A flash of his letter appeared before my eyes—the letter in the future where he had told me he loved me. That he'd always loved me. And that he'd wanted to keep me safe.

Maybe things hadn't been exactly as they seemed. But nothing was as it seemed in the portals. Nothing could be trusted. Except what you could see in someone's eyes—what you could feel when you looked deep into their soul, and saw the truth staring back at you.

I took a step closer, so we were near enough to feel the warmth from each other's breath. And I looked into his eyes. "I love you," I said.

His eyes clenched closed with what looked like pain. He nodded. "And I love you."

I stepped into his arms and he held me so tightly I thought he might squeeze me to death. I whispered things to him, not even realizing what they were. Things about the future. Things about the past.

And I kissed his face, and his cheeks, and his mouth, as he picked me up into his strong arms and carried me back towards the cabin.

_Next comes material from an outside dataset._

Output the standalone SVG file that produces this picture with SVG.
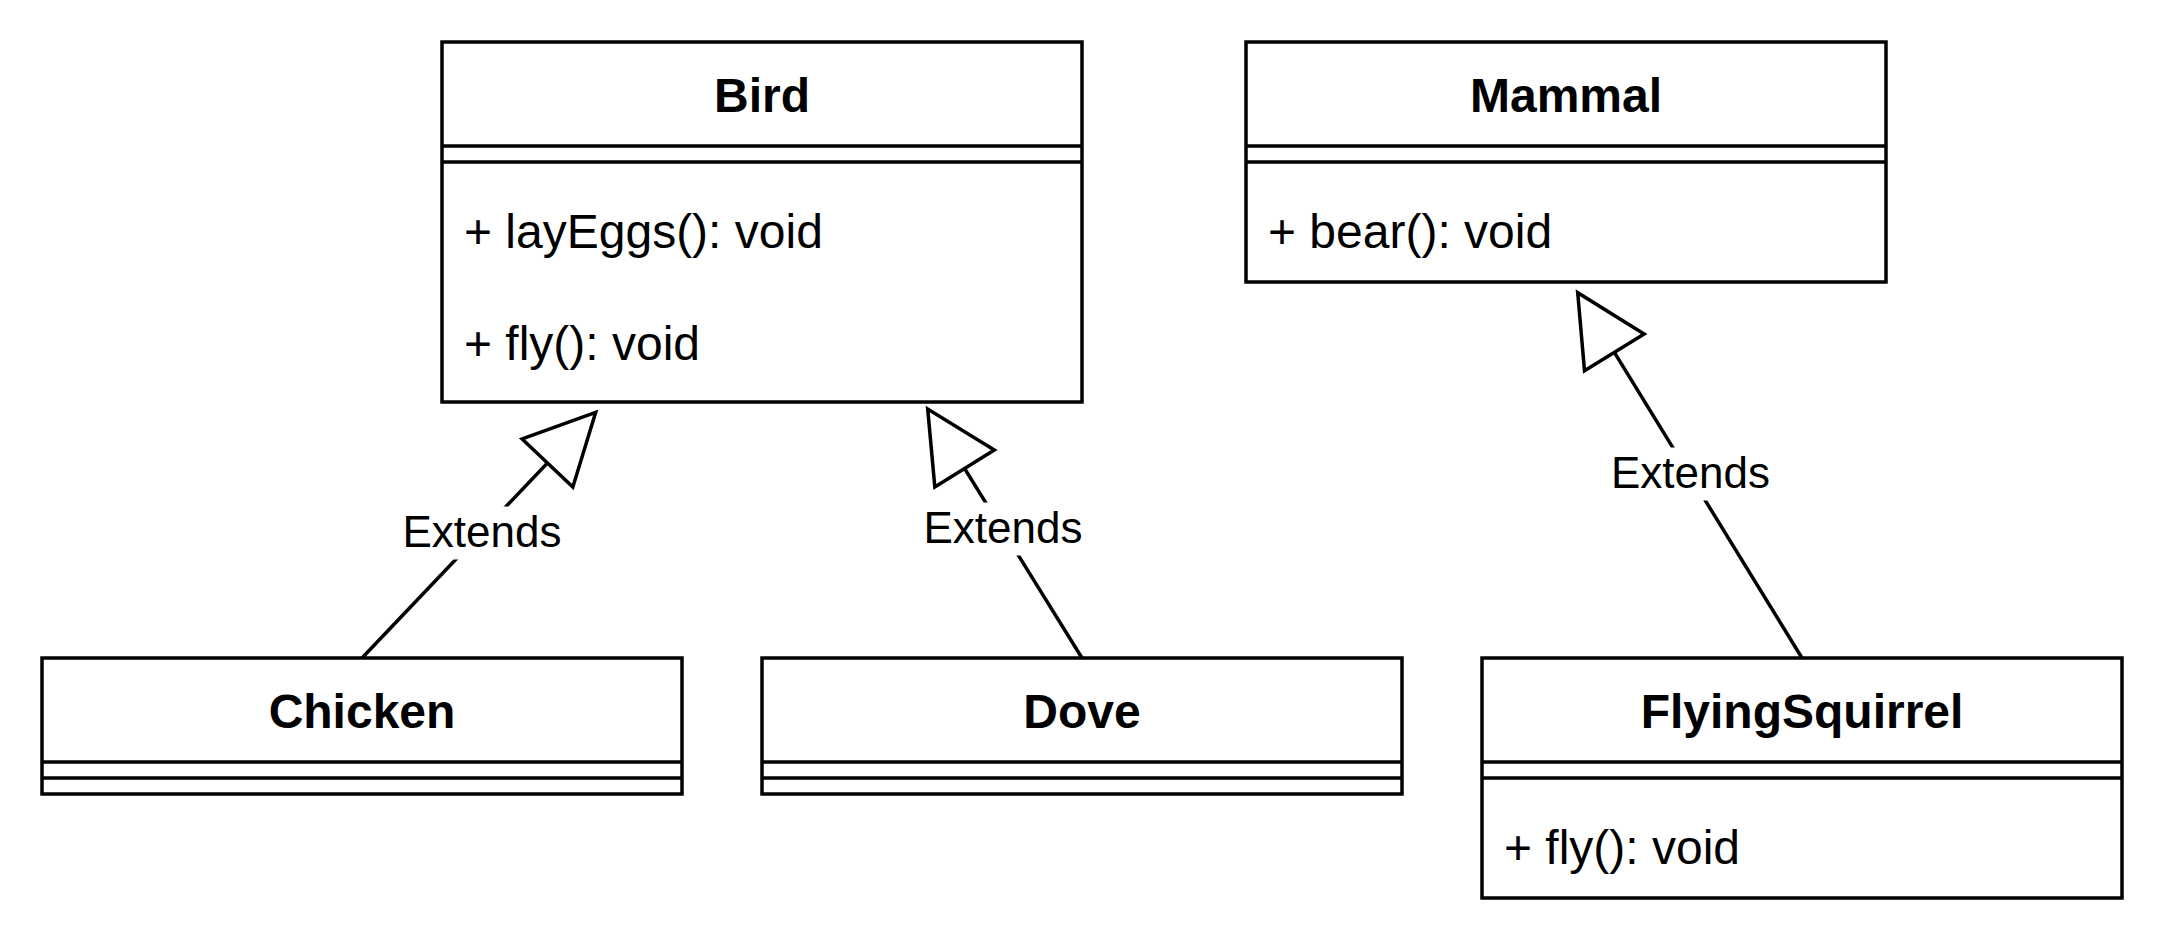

"No matter what," I whispered to him at last as we entered the warm, safe room inside. As the heat from the fireplace seeped into my frozen back and warmed me down to my core.

"No matter what," he agreed.

And I didn't let myself think about anything else as he carried me to the bed in the back of the cabin, and in the darkness of that small room, there was only us and the last vestiges of moonlight caressing our faces through the window over the bed.